Discover how models, from warships and Saturn's rings to wax orchids and a baby hippopotamus, were displayed at the Royal Society's 19th-century exhibitions at Burlington House.
As someone who spent his childhood trying to stick together bits of plastic Airfix kits, I should know a little about the joys of a well-finished model, but I have to be honest – I was never that good at it. Scientists and engineers, however, are modellers of a different class, and superior three-dimensional aids were a small but important element within the Royal Society’s early Summer Science Exhibitions.
Press cutting: 'Sketches at the Royal Society's conversazione at Burlington House', 19th century
It’s immediately obvious why, of course – Burlington House, the Society’s former headquarters, was roomy, but not for the very largest of items. While photographs and drawings were important visual aids, neither could demonstrate how something really worked – they could only give an impression of what it looked like. The Society did manage to get the British Army’s latest Comet tank into its Piccadilly courtyard in the immediate aftermath of the Second World War, but that was an exceptional effort. To show the very large, exhibitors sometimes had to go small.
Apart from Victorian press cuttings, the most detailed early archive of exhibitions is a small series of Burlington House posters, listing the Royal Society’s display items for almost a decade from 1863. These show that participants included some very big names in science. James Clerk Maxwell (1831-1879), for example, was a regular attendee. His demonstration piece of 1863 attempted to explain the kinetics of Saturn’s rings; this was presumably the model he had constructed by Smith and Ramage of Aberdeen and which still survives in the Cavendish Laboratory’s collections. Maxwell returned in subsequent years, with his electrical bobbin (1864) and, my favourite item of his, a ‘real image stereoscope’ for showing three-dimensional geometry (1867).

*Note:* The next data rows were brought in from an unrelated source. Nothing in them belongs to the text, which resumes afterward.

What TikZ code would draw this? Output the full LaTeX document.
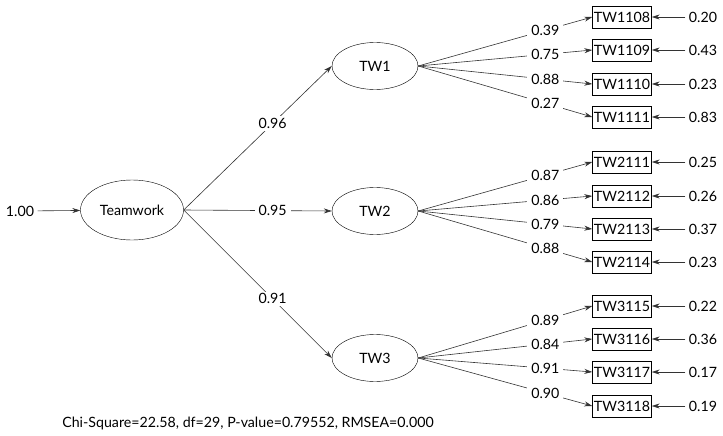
\documentclass[tikz,border=0pt]{standalone}
\usepackage{fontspec}
\setmainfont{Lato}
\usetikzlibrary{arrows.meta, positioning, shapes.geometric}

\begin{document}
\begin{tikzpicture}[x=1pt, y=-1pt,
  latent/.style={draw, ellipse, minimum width=86pt, minimum height=47pt, inner sep=0pt},
  obs/.style={draw, rectangle, minimum width=59pt, minimum height=22pt, inner sep=1pt},
  coef/.style={fill=white, inner xsep=4pt, inner ysep=2pt},
  link/.style={-{Stealth[length=8pt,width=5pt]}, line width=0.6pt, draw=black!80},
  font=\fontsize{14.2}{16}\selectfont,
]
  \useasboundingbox (0,0) rectangle (723,436);

  % second-order factor
  \node[latent, minimum width=103pt, minimum height=60pt] (teamwork) at (132,210) {Teamwork};
  \node (var0) at (20,211) {1.00};
  \draw[link] (var0) -- (teamwork);

  % first-order factors
  \foreach \f/\fy/\g in {1/66/0.96, 2/211/0.95, 3/358/0.91} {
    \node[latent] (tw\f) at (375,\fy) {TW\f};
    \draw[link] (teamwork.east) -- node[coef, pos=0.6] {\g} (tw\f.west);
  }

  % indicators
  \foreach \f/\id/\y/\l/\e in {
      1/1108/17/0.39/0.20, 1/1109/50/0.75/0.43, 1/1110/84/0.88/0.23, 1/1111/117/0.27/0.83,
      2/2111/162/0.87/0.25, 2/2112/196/0.86/0.26, 2/2113/229/0.79/0.37, 2/2114/262/0.88/0.23,
      3/3115/306/0.89/0.22, 3/3116/339/0.84/0.36, 3/3117/372/0.91/0.17, 3/3118/406/0.90/0.19} {
    \node[obs] (item\id) at (622,\y) {TW\id};
    \node (err\id) at (703,\y) {\e};
    \draw[link] (tw\f.east) -- node[coef, pos=0.73] {\l} (item\id.west);
    \draw[link] (err\id) -- (item\id);
  }

  \node (fit) at (248,423) {Chi-Square=22.58, df=29, P-value=0.79552, RMSEA=0.000};
\end{tikzpicture}
\end{document}
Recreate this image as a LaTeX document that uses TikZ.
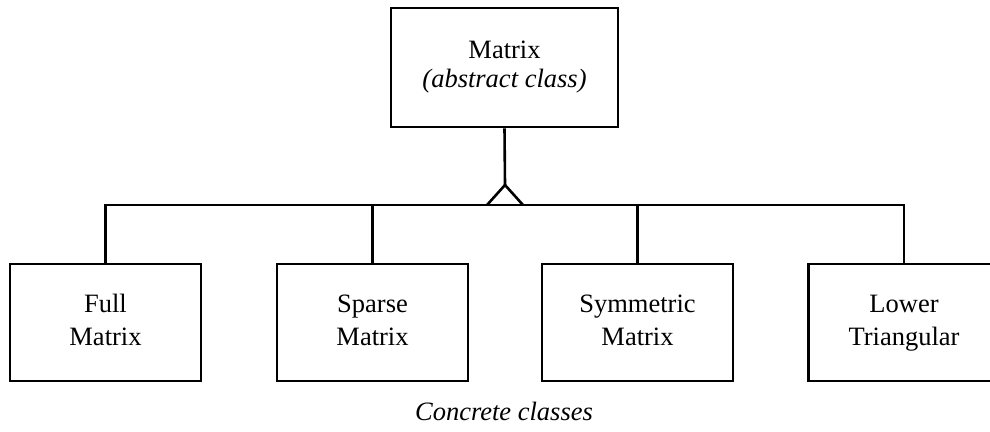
\documentclass[tikz,border=0pt]{standalone}
\usepackage{fontspec}
\setmainfont{Liberation Serif}
\begin{document}
\begin{tikzpicture}[x=1pt,y=-1pt,
  line width=2.6pt,
  cls/.style={draw, inner sep=0pt, align=center, minimum height=117pt, minimum width=191pt,
    font=\fontsize{26.5}{33}\selectfont},
  absbox/.style={draw, inner sep=0pt, align=center, minimum height=119pt, minimum width=227pt,
    font=\fontsize{26.5}{29}\selectfont},
  lbl/.style={font=\fontsize{26.5}{30}\selectfont\itshape, inner sep=0pt}]
\useasboundingbox (0,0) rectangle (990,431);
\node[absbox] (top) at (504.5,67.5) {Matrix\strut\\\textit{(abstract class)}\strut};
\node[cls] (full) at (105.5,322.5) {Full\strut\\Matrix\strut};
\node[cls] (sparse) at (372.5,322.5) {Sparse\strut\\Matrix\strut};
\node[cls] (sym) at (637.5,322.5) {Symmetric\strut\\Matrix\strut};
\node[cls] (lower) at (904,322.5) {Lower\strut\\Triangular\strut};
\node[lbl, anchor=base] (conc) at (504,420) {Concrete classes};
\coordinate (apex) at (505,185);
\coordinate (triL) at (487,205);
\coordinate (triR) at (523,205);
\coordinate (busL) at (full.north |- 0,205);
\coordinate (busR) at (lower.north |- 0,205);
\draw (top.south) -- (apex);
\draw[line join=miter] (triL) -- (apex) -- (triR);
\draw (full.north) -- (busL) -- (busR) -- (lower.north);
\draw (sparse.north) -- (sparse.north |- busL);
\draw (sym.north) -- (sym.north |- busL);
\end{tikzpicture}
\end{document}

Poster for a Royal Society soirée at Burlington House on 28 March 1863 (detail)
Not to be outdone on small-scale world-building, John Evans (1823-1908) contributed a model described in his 1867 paper on geological causes to variations in Earth’s axis. This was a wheel with adjustable screws on its rim; adjustments (mimicking shifts in the Earth’s crust) might be seen to disturb the equilibrium of the wheel.
One of the regular subjects for exhibited models at this period was innovation in ship design, and particularly in warships. This was the rapidly-evolving age of the ironclad vessel, and alongside Maxwell’s Saturn rings were the latest miniatures from the Woolwich dockyards. These included a model for an unnamed 50-gun armoured plated frigate – possibly HMS Achilles, constructed in 1863 – and designs by Captain Cowper Phipps Coles which featured the novelty of a ‘ship-shield’ gun-turret.
One striking maritime inclusion was a model of a vessel of the Alabama class. If you think that’s a curious name for a Royal Navy ship, you’d be right. The year 1863 was midway through the terrible bloodshed of the American Civil War and the Alabama was a Confederate States Navy raider. Its sinking off the French coast in 1864 would be recorded by the painter Édouard Manet. The presence of the model is a sobering reminder that although Britain was officially neutral in the war, British shipbuilders and armaments-makers were perfectly willing to profit from slave-owning Southern states: the Alabama was built in secret by Lairds of Liverpool.
'The Battle of the Kearsarge and the Alabama' by Édouard Manet, 1864 (public domain via Wikimedia Commons)
Probably the most poignant model mentioned in the poster series is from the final year of the set, in 1871. The exhibit was a plaster rendering (probably a cast) of the body of a baby hippopotamus, born to the pair Obaysch and Adhela in London’s Zoological Gardens. The male, Obaysch, arrived at the Zoo in 1850 and was the first such animal to have been seen in London in modern times. With little understanding of the life-cycle and needs of such creatures and with miserable temperatures in London, it is little wonder that the calf didn’t survive. Frank Buckland made two casts and one was seen in the following year by zoo visitor Mark Twain. It’s one of the few exhibits I’m quite pleased that I wasn’t around to experience.
Photograph of Francis Trevelyan Buckland by Samuel Alexander Walker, 1879
If I had to choose one set of models to see, it would be from the botanical sections of later Royal Society conversazioni. Kew Gardens’ Director, William Thiselton-Dyer (1843-1928) was a regular contributor to the Summer Science Exhibitions, commissioning work by Edith Delta Blackman, née Emmett, who modelled orchids in wax. These fabulously skilled pieces were showcased at the Royal Society in 1897 and, like Maxwell’s models, still survive – so I can have my wish and view them at their Kew home. One day, the Society will have to recreate a nineteenth century Summer Science Exhibition – the models, at least, are still out there.